The company was co-founded by gaming industry veterans Schembari, Dan Hertzka, Nathan Fairbanks, Glenn Rane, and Marc Hutcheson, and now includes six additional developers.

“We all love highly social, creative games, and we particularly love games where players drive the narrative,” said Schembari in a statement. “We are looking to combine elements from Minecraft or Roblox with tabletop RPGs to form a new way to play roleplaying games.”

Collectively, the company’s employees have worked on and shipped games such as Fortnite, World of Warcraft, Diablo 3, Star Wars: The Old Republic, Hearthstone, the StarCraft 2 trilogy, Overwatch, and Elder Scrolls Online.

“We want to blur the line between creator and player, bringing people together to weave endless tales they won’t soon forget,” reads the company website.
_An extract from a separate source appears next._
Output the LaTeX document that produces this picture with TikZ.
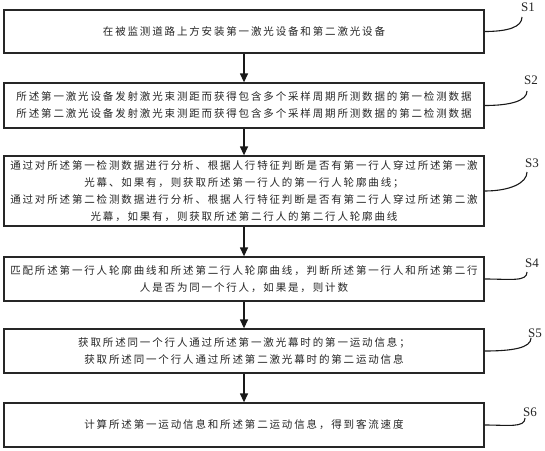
\documentclass[tikz,border=0pt]{standalone}
\usepackage{fontspec}
\setmainfont{Liberation Serif}
\newfontfamily\cjk[LetterSpace=17.6]{Noto Sans CJK SC}
\usetikzlibrary{arrows.meta}
\begin{document}
\begin{tikzpicture}[x=1pt,y=-1pt,
  box/.style={draw=black!85, line width=1.3pt, minimum width=480pt, inner sep=0pt,
    align=center, font=\cjk\fontsize{10.5}{17}\selectfont, text=black!85},
  arr/.style={draw=black!90, line width=1.3pt, -{Triangle[length=9pt,width=8pt]}},
  lead/.style={draw=black!90, line width=1.1pt},
  lab/.style={font=\fontsize{13}{13}\selectfont, inner sep=0pt, text=black!85}]
\fill[white] (0,0) rectangle (545,450);
\useasboundingbox (0,0) rectangle (545,450);

\node[box, minimum height=43pt] (b1) at (244,31.5) {在被监测道路上方安装第一激光设备和第二激光设备};
\node[box, minimum height=45pt] (b2) at (244,105.5) {所述第一激光设备发射激光束测距而获得包含多个采样周期所测数据的第一检测数据\\所述第二激光设备发射激光束测距而获得包含多个采样周期所测数据的第二检测数据};
\node[box, minimum height=70pt] (b3) at (244,191) {通过对所述第一检测数据进行分析、根据人行特征判断是否有第一行人穿过所述第一激\\光幕、如果有，则获取所述第一行人的第一行人轮廓曲线；\\通过对所述第二检测数据进行分析、根据人行特征判断是否有第二行人穿过所述第二激\\光幕，如果有，则获取所述第二行人的第二行人轮廓曲线};
\node[box, minimum height=44pt] (b4) at (244,279) {匹配所述第一行人轮廓曲线和所述第二行人轮廓曲线，判断所述第一行人和所述第二行\\人是否为同一个行人，如果是，则计数};
\node[box, minimum height=44pt] (b5) at (244,351) {获取所述同一个行人通过所述第一激光幕时的第一运动信息；\\获取所述同一个行人通过所述第二激光幕时的第二运动信息};
\node[box, minimum height=44pt] (b6) at (244,425) {计算所述第一运动信息和所述第二运动信息，得到客流速度};

\draw[arr] (b1.south) -- (b2.north);
\draw[arr] (b2.south) -- (b3.north);
\draw[arr] (b3.south) -- (b4.north);
\draw[arr] (b4.south) -- (b5.north);
\draw[arr] (b5.south) -- (b6.north);

\node[lab] (s1) at (528,7) {S1};
\node[lab] (s2) at (531,80) {S2};
\node[lab] (s3) at (532,163) {S3};
\node[lab] (s4) at (532,263) {S4};
\node[lab] (s5) at (535,333) {S5};
\node[lab] (s6) at (530,412) {S6};

\coordinate (e1) at (522,17);
\coordinate (e2) at (527,91);
\coordinate (e3) at (527,172);
\coordinate (e4) at (527,272);
\coordinate (e5) at (531,338);
\coordinate (e6) at (525,418);

\draw[lead] (b1.east) .. controls (508,31.5) and (522,27) .. (e1);
\draw[lead] (b2.east) .. controls (510,105.5) and (527,101) .. (e2);
\draw[lead] (b3.east) .. controls (510,191) and (527,183) .. (e3);
\draw[lead] (b4.east) .. controls (510,279) and (527,282) .. (e4);
\draw[lead] (b5.east) .. controls (512,351) and (531,348) .. (e5);
\draw[lead] (b6.east) .. controls (508,425) and (525,428) .. (e6);
\end{tikzpicture}
\end{document}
That’s in line with one of the company values: “Tell Your Story.”

The company believes that storytelling ought to be a group experience, that storytelling this way is a core aspect of what it means to be human and to be living in community with others.

“For thousands of years, humans told stories as a group experience. This oral tradition allowed everyone to simultaneously play the role of creator and listener,” the company published in one of its first blog posts.  “With the advent of modern media, the magic of cooperative creation faded.”

Their first game will seek to change the trajectory of modernization, and put storytelling back in the hands of its users, through immersive and emergent gameplay that involves improvisational stories and experiences.

$5M in bank, video game startup led by Epic Games vets ramps up in Raleigh

The company’s first fundraising round included investments from Galaxy Interactive, NetEase Games, Dreamhaven, Maveron, 1UP Ventures, and angel investors, it noted in a statement.

“Lightforge is creating a game in a new space that has a ton of potential,” said Dreamhaven CEO Mike Morhaime.

The fully-remote company is already scaling for its growth, and is hiring a lead animator, a lead 3d character artist, and a community manager, as well as accepting open applications for other roles.